### Goal
Each line containing the word "matplotlib" must be collected.

### Charts and diagrams as code
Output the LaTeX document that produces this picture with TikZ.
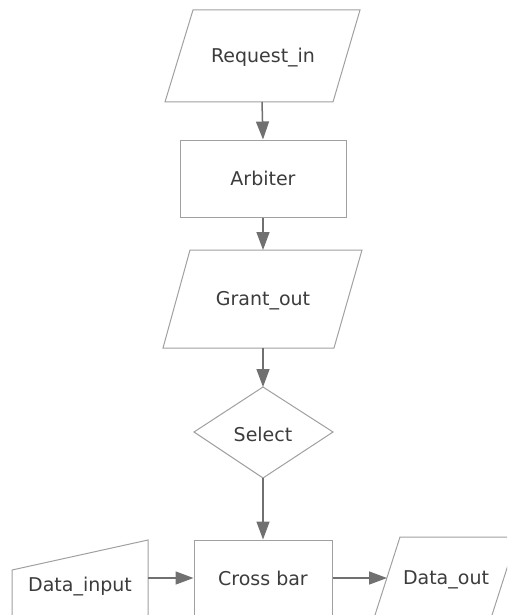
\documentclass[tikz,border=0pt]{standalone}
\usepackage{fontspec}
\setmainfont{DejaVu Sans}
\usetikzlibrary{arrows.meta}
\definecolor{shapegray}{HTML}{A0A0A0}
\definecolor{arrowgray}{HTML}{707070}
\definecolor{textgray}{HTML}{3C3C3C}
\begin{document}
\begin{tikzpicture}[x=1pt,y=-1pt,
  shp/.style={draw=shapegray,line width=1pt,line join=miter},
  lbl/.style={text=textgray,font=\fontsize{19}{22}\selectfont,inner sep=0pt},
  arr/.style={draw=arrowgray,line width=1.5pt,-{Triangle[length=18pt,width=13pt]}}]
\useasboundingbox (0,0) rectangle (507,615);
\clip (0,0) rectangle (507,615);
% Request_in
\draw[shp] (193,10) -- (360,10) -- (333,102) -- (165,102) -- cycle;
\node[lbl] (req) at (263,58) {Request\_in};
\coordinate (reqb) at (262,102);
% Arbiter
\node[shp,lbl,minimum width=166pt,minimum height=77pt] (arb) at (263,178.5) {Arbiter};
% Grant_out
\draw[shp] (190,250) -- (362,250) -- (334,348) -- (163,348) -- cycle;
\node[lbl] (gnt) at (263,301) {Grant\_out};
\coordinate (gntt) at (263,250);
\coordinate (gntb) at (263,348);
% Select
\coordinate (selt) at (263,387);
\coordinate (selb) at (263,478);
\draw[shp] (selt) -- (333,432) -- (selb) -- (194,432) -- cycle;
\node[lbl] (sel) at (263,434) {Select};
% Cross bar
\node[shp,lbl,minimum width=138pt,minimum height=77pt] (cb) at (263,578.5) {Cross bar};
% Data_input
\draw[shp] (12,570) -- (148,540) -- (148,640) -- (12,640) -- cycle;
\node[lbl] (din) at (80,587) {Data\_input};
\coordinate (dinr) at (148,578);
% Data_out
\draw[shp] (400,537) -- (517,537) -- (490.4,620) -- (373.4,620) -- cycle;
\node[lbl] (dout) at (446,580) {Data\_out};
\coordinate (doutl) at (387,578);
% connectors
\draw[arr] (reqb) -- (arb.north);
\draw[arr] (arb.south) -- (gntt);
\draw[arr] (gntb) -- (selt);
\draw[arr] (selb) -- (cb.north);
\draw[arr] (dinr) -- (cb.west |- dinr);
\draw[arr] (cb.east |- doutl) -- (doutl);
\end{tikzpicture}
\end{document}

* * *

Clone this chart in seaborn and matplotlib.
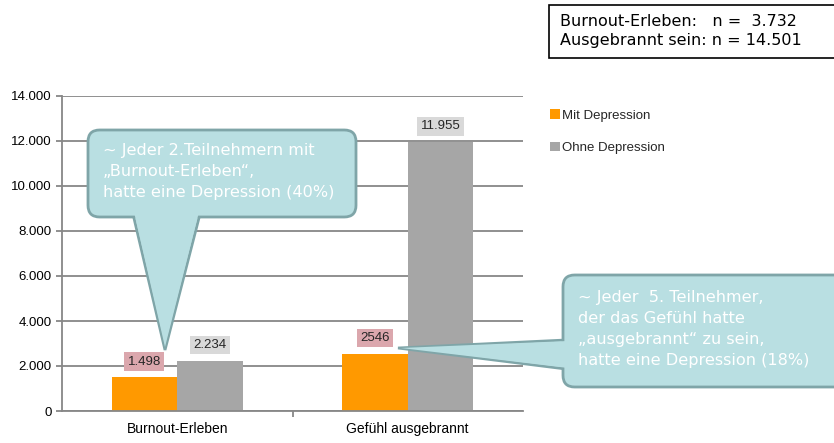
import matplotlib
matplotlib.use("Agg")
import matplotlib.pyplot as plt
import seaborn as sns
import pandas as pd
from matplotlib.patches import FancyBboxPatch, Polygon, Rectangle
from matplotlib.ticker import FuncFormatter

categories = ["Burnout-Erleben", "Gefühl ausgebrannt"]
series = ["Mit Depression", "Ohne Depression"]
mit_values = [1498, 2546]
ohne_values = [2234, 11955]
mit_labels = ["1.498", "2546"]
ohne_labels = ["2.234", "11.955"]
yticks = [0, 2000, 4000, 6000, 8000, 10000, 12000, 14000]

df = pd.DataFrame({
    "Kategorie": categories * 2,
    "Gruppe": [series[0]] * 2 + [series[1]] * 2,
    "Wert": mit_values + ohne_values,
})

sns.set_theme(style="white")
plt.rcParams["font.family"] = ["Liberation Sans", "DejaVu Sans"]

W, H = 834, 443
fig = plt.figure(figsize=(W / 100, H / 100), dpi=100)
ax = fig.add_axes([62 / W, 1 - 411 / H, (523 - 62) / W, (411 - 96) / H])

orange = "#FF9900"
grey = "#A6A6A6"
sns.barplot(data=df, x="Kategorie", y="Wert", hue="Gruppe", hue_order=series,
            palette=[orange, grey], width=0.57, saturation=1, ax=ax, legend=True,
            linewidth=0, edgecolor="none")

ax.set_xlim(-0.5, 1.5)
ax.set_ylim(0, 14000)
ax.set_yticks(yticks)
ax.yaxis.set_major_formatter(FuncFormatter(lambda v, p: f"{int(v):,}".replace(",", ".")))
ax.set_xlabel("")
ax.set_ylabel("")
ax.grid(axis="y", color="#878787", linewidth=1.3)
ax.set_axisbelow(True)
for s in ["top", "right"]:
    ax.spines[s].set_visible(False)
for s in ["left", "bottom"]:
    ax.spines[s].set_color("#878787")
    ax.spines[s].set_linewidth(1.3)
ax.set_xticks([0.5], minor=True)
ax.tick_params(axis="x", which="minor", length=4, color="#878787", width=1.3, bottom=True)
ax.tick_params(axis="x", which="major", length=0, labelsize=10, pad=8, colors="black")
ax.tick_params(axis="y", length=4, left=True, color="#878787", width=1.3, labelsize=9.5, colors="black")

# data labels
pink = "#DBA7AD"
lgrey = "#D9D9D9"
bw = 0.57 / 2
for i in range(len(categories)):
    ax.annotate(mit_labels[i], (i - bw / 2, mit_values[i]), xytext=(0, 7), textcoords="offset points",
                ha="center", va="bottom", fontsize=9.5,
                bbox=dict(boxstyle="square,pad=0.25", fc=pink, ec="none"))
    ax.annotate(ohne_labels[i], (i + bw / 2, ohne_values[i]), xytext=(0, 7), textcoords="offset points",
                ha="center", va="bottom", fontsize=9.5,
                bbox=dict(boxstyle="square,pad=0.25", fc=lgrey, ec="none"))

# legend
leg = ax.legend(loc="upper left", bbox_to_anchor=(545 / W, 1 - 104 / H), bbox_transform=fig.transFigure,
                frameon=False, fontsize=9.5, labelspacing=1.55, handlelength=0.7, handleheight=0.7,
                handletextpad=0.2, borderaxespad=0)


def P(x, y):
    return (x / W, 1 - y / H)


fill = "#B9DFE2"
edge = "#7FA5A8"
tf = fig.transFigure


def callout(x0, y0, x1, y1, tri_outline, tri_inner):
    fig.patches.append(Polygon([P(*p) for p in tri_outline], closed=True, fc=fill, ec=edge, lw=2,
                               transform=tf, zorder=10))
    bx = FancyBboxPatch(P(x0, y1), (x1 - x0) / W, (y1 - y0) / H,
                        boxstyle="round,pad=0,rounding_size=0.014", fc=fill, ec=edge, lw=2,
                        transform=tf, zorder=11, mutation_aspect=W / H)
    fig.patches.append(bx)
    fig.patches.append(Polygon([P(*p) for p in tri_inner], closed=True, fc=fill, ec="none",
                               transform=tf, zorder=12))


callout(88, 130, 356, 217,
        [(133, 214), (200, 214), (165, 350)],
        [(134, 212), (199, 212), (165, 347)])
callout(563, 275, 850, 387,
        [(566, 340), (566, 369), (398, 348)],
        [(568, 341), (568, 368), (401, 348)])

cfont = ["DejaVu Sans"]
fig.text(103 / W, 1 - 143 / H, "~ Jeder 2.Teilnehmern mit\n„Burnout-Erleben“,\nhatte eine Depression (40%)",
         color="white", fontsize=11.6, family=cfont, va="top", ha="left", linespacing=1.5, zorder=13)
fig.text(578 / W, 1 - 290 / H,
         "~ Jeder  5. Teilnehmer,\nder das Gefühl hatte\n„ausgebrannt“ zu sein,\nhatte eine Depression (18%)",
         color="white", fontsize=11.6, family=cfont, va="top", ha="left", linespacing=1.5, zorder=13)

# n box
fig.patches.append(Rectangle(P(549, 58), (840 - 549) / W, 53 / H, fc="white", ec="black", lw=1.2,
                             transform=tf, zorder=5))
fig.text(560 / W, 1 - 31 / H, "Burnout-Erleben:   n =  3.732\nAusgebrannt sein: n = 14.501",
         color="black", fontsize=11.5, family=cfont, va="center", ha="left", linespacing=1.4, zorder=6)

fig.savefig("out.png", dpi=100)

### Answer to the task
Clone this chart in seaborn and matplotlib.
import matplotlib
matplotlib.use("Agg")
import matplotlib.pyplot as plt
from matplotlib.patches import FancyBboxPatch, Polygon, Rectangle
from matplotlib.ticker import FuncFormatter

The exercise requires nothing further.